En ce qui concerne l’efficience et la charge de travail, le DSAD a indiqué que la charge de travail représente un problème uniquement dans la mesure où les délais excessifs entraînent du travail supplémentaire. Il a précisé que le plus grand nombre de dossiers traités par un même avocat de la défense au sein de son équipe était de 23 cas.

4.5.9 Le directeur des poursuites militaires

Le DPM a présenté un mémoire à l’ERGCM, en son nom, qui a été examiné dans le cadre du processus de consultations publiques et qui a été publié sur le babillard40; le contenu de ce mémoire est présenté dans le résumé des consultations publiques fourni ci-dessus, dans le présent chapitre.

Le DPM a également présenté un autre mémoire à l’ERGCM, par l’entremise du SMA(Svcs Ex), en réponse à la demande de commentaires de ce dernier dans le cadre de l’analyse quantitative du système de cours martiales réalisée par son organisation (décrite plus en détail au chapitre 7 ci-dessous). Ce mémoire est présenté à l’annexe Z.

Ce mémoire contenait une très grande quantité de données quantitatives relatives au niveau d’expérience des procureurs militaires, au temps consacré aux différentes étapes du processus des cours martiales au cours des cinq dernières années et au volume de dossiers traités chaque année par le service des poursuites.

Ce mémoire contenait également des observations qualitatives formulées par les procureurs militaires de la Force régulière et de la Force de réserve concernant diverses sources de délais dans le système de cours martiales, les différences entre les systèmes de justice civil et militaire, ainsi que la structure et les politiques du service des poursuites.

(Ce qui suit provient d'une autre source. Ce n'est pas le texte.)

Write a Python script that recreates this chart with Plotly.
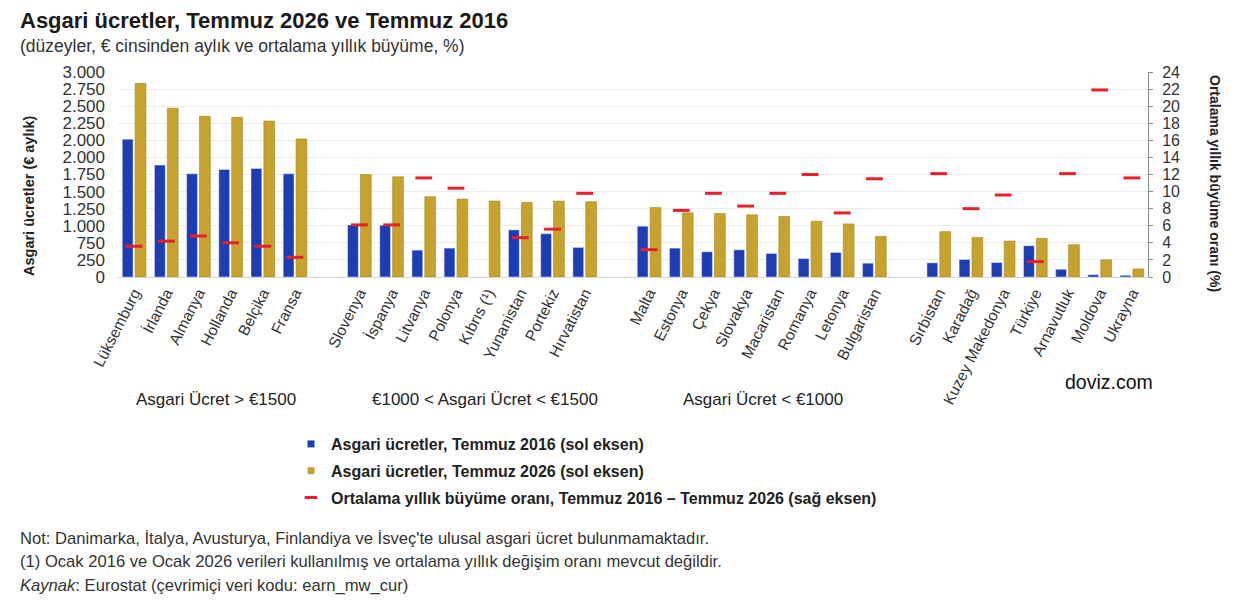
import plotly.graph_objects as go
from plotly.subplots import make_subplots

# data
countries = [
    "Lüksemburg", "İrlanda", "Almanya", "Hollanda", "Belçika", "Fransa",
    "Slovenya", "İspanya", "Litvanya", "Polonya", "Kıbrıs (¹)", "Yunanistan", "Portekiz", "Hırvatistan",
    "Malta", "Estonya", "Çekya", "Slovakya", "Macaristan", "Romanya", "Letonya", "Bulgaristan",
    "Sırbistan", "Karadağ", "Kuzey Makedonya", "Türkiye", "Arnavutluk", "Moldova", "Ukrayna",
]
wage_2016 = [
    2016, 1638, 1510, 1574, 1589, 1510,
    762, 757, 393, 423, None, 689, 634, 433,
    743, 423, 369, 398, 344, 270, 359, 202,
    207, 256, 211, 457, 113, 34, 25,
]
wage_2026 = [
    2833, 2469, 2351, 2336, 2282, 2021,
    1500, 1466, 1175, 1141, 1111, 1092, 1111, 1102,
    1018, 939, 930, 910, 885, 816, 777, 595,
    664, 580, 526, 566, 472, 251, 118,
]
growth = [
    3.6, 4.2, 4.8, 4.0, 3.6, 2.3,
    6.1, 6.1, 11.6, 10.4, None, 4.6, 5.6, 9.8,
    3.2, 7.8, 9.8, 8.3, 9.8, 12.0, 7.5, 11.5,
    12.1, 8.0, 9.6, 1.8, 12.1, 21.9, 11.6,
]
group_sizes = [6, 8, 8, 7]
group_labels = ["Asgari Ücret > €1500", "€1000 < Asgari Ücret < €1500", "Asgari Ücret < €1000"]
series_names = [
    "Asgari ücretler, Temmuz 2016 (sol eksen)",
    "Asgari ücretler, Temmuz 2026 (sol eksen)",
    "Ortalama yıllık büyüme oranı, Temmuz 2016 – Temmuz 2026 (sağ eksen)",
]

left_ticks = list(range(0, 3001, 250))
left_ticktext = ["0", "250", "750", "1.000", "1.250", "1.500", "1.750",
                 "2.000", "2.000", "2.250", "2.500", "2.750", "3.000"]

notes = [
    "Not: Danimarka, İtalya, Avusturya, Finlandiya ve İsveç'te ulusal asgari ücret bulunmamaktadır.",
    "(1) Ocak 2016 ve Ocak 2026 verileri kullanılmış ve ortalama yıllık değişim oranı mevcut değildir.",
    "<i>Kaynak</i>: Eurostat (çevrimiçi veri kodu: earn_mw_cur)",
]

# insert an empty slot between groups
x, y16, y26, gr = [], [], [], []
i = 0
for g, n in enumerate(group_sizes):
    if g > 0:
        x.append(" " * g)
        y16.append(None); y26.append(None); gr.append(None)
    for _ in range(n):
        x.append(countries[i]); y16.append(wage_2016[i]); y26.append(wage_2026[i]); gr.append(growth[i])
        i += 1

# page has an 8px body margin, so the figure is drawn 8px smaller and shifted
OFF = 8
W, H = 1258 - OFF, 602 - OFF
L, T = 118 - OFF, 72 - OFF
R = W - (1148 - OFF)
B = H - (277 - OFF)


def px(v):
    return (v - OFF - L) / (W - L - R)


def py(v):
    return (H - B - (v - OFF)) / (H - T - B)


FONT = "Liberation Sans, Arial, sans-serif"
BLUE = "#1f3db3"
GOLD = "#c6a22e"
RED = "#e8202a"

fig = make_subplots(specs=[[{"secondary_y": True}]])
fig.add_trace(go.Bar(x=x, y=y16, name=series_names[0], marker=dict(color=BLUE),
                     showlegend=False), secondary_y=False)
fig.add_trace(go.Bar(x=x, y=y26, name=series_names[1],
                     marker=dict(color=GOLD, line=dict(color="#a8891c", width=0.6)),
                     showlegend=False), secondary_y=False)
fig.add_trace(go.Scatter(x=x, y=gr, mode="markers", name=series_names[2],
                         marker=dict(symbol="line-ew", size=12, line=dict(color=RED, width=3)),
                         showlegend=False), secondary_y=True)

# legend-only entries with small symbols like the original
legend_markers = [
    dict(symbol="square", size=7, color=BLUE),
    dict(symbol="square", size=7, color=GOLD),
    dict(symbol="line-ew", size=9, line=dict(color=RED, width=3)),
]
for k, (name, mk) in enumerate(zip(series_names, legend_markers)):
    fig.add_trace(go.Scatter(x=[None], y=[None], mode="markers", name=name, marker=mk,
                             legendgroup=str(k)), secondary_y=k == 2)

fig.update_layout(
    width=W, height=H,
    margin=dict(l=L, r=R, t=T, b=B),
    paper_bgcolor="white", plot_bgcolor="white",
    font=dict(family=FONT, color="#222"),
    barmode="group", bargap=0.2, bargroupgap=0.16,
    showlegend=True,
    legend=dict(x=px(291), y=py(427), xanchor="left", yanchor="top",
                font=dict(size=16, weight="bold", color="#222"),
                traceorder="grouped", tracegroupgap=3, bgcolor="rgba(0,0,0,0)"),
)
fig.update_xaxes(type="category", categoryorder="array", categoryarray=x,
                 range=[-0.5, len(x) - 0.5], domain=[0, 1],
                 tickangle=-63, tickfont=dict(size=15.5, color="#333"),
                 showline=True, linecolor="#d5d5d5", showgrid=False, ticks="")
fig.update_yaxes(range=[0, 3000], tickvals=left_ticks, ticktext=left_ticktext,
                 tickfont=dict(size=17, color="#333"), ticklabelstandoff=12,
                 showgrid=True, gridcolor="#ececec",
                 zeroline=False, showline=False, ticks="", secondary_y=False)
fig.update_yaxes(range=[0, 24], dtick=2, tickfont=dict(size=16, color="#333"),
                 showgrid=False, zeroline=False, showline=True, linecolor="#888",
                 ticks="outside", ticklen=4, tickcolor="#888", ticklabelstandoff=6,
                 secondary_y=True)

ann = [
    dict(text="<b>Asgari ücretler, Temmuz 2026 ve Temmuz 2016</b>", x=18, y=20, size=22, color="#1a1a1a"),
    dict(text="(düzeyler, € cinsinden aylık ve ortalama yıllık büyüme, %)", x=18, y=46, size=17.5, color="#333"),
]
for k, t in enumerate(notes):
    ann.append(dict(text=t, x=18, y=538 + 23.5 * k, size=16.6, color="#333"))
for a in ann:
    fig.add_annotation(text=a["text"], x=px(a["x"]), y=py(a["y"]), xref="paper", yref="paper",
                       xanchor="left", yanchor="middle", showarrow=False,
                       font=dict(size=a["size"], color=a["color"]))

fig.add_annotation(text="doviz.com", x=px(1109), y=py(382), xref="paper", yref="paper",
                   xanchor="center", yanchor="middle", showarrow=False,
                   font=dict(size=19.5, color="#111"))
fig.add_annotation(text="<b>Asgari ücretler (€ aylık)</b>", x=px(29), y=py(196), xref="paper", yref="paper",
                   xanchor="center", yanchor="middle", textangle=-90, showarrow=False,
                   font=dict(size=14.5, color="#222"))
fig.add_annotation(text="<b>Ortalama yıllık büyüme oranı (%)</b>", x=px(1215), y=py(183), xref="paper",
                   yref="paper", xanchor="center", yanchor="middle", textangle=90, showarrow=False,
                   font=dict(size=14, color="#222"))

for cx, label in zip([216, 485, 763], group_labels):
    fig.add_annotation(text=label, x=px(cx), y=py(399), xref="paper", yref="paper",
                       xanchor="center", yanchor="middle", showarrow=False,
                       font=dict(size=17, color="#222"))

fig.write_html("out.html")
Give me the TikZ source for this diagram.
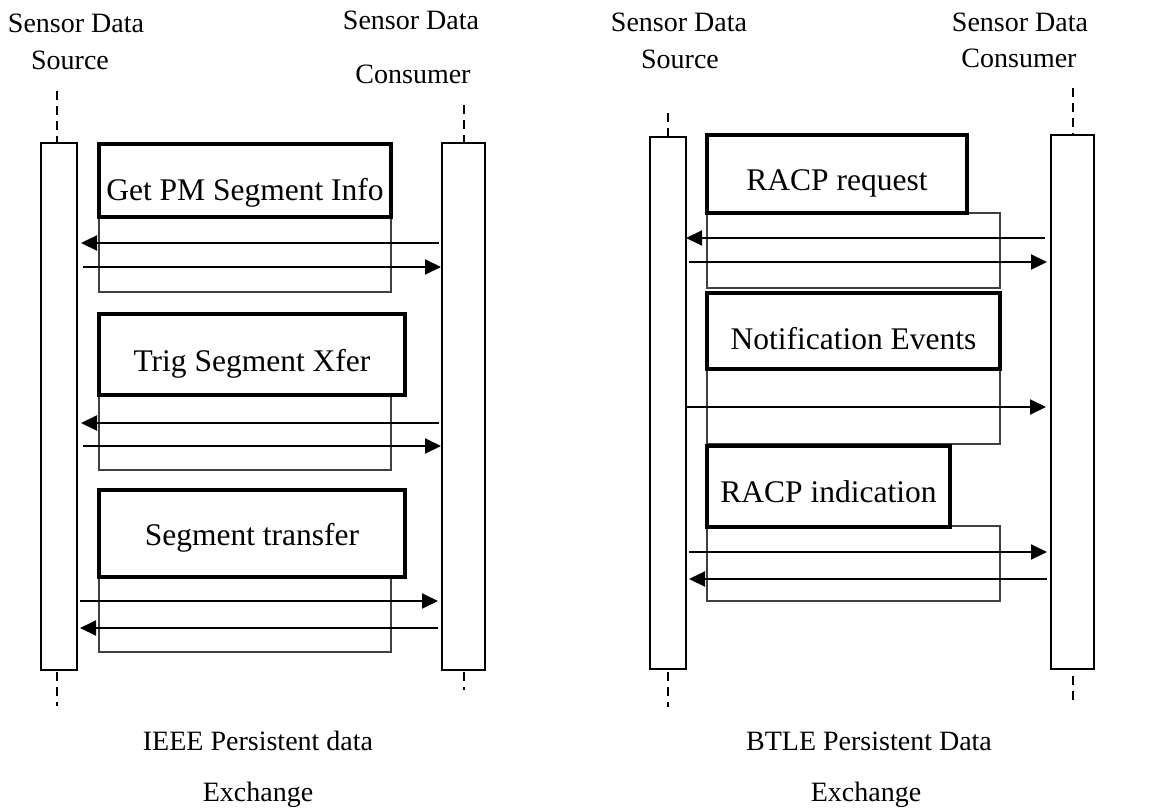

Il ressort de plusieurs des commentaires présentés dans ce mémoire, tant par le DPM que par d’autres procureurs militaires, que le temps nécessaire à la tenue des enquêtes et le manque de ressources judiciaires appropriées sont les principales causes des délais observés dans le système de cours martiales. Le DPM a souligné que [traduction] « le plus gros problème, de mon point de vue, est l’incapacité d’instruire un nombre suffisant de procès pour éviter que les dossiers s’accumulent. Le seul facteur qui pourrait améliorer la situation serait d’accroître les ressources judiciaires, un enjeu auquel le système civil est aussi confronté. » Toutefois, le DPM a également fait remarquer que [traduction] « l’accès à un plus grand nombre de procureurs et à des procureurs plus expérimentés aiderait également, en toute logique, à améliorer le fonctionnement du système de cours martiales, notamment en ce qui concerne les délais ».

Le DPM estime qu’il faut se garder d’accorder une trop grande importance aux délais dans le système de cours martiales comme mesure de l’efficacité ou de l’efficience du système :

[traduction] Il est important de se rappeler que la vitesse n’est pas le seul facteur à considérer pour évaluer l’efficacité, l’efficience et la légitimité du système et peut même ne pas être le facteur le plus important. Il est vrai que le temps a l’avantage d’être facile à mesurer (tout comme l’argent), plus que « le niveau de discipline, l’efficacité et le moral des troupes », par exemple. Cela pourrait facilement nous amener à accorder trop d’importance à cet aspect au détriment d’autres facteurs, pouvant être plus difficiles à mesurer, mais malgré tout essentiels.

En outre, le DPM a laissé entendre qu’un [traduction] « des aspects importants de la légitimité du système de cours martiales est la mesure dans laquelle le public connaît et comprend le système, de même que les décisions qui y sont rendues ». Il a indiqué que l’idéal serait de créer un mécanisme permettant de mesurer la confiance du public envers le système de cours martiales. Toutefois, il a fait remarquer ce qui suit :

[traduction] Même sans avoir une idée claire fondée sur des données probantes du niveau de soutien et de connaissances du public à l’égard du système de cours martiales, il est évident, d’un point de vue empirique, que ce système est mal compris et largement critiqué. Cette seule constatation justifierait l’amélioration des communications publiques concernant le système de cours martiales en vue d’en accroître la légitimité.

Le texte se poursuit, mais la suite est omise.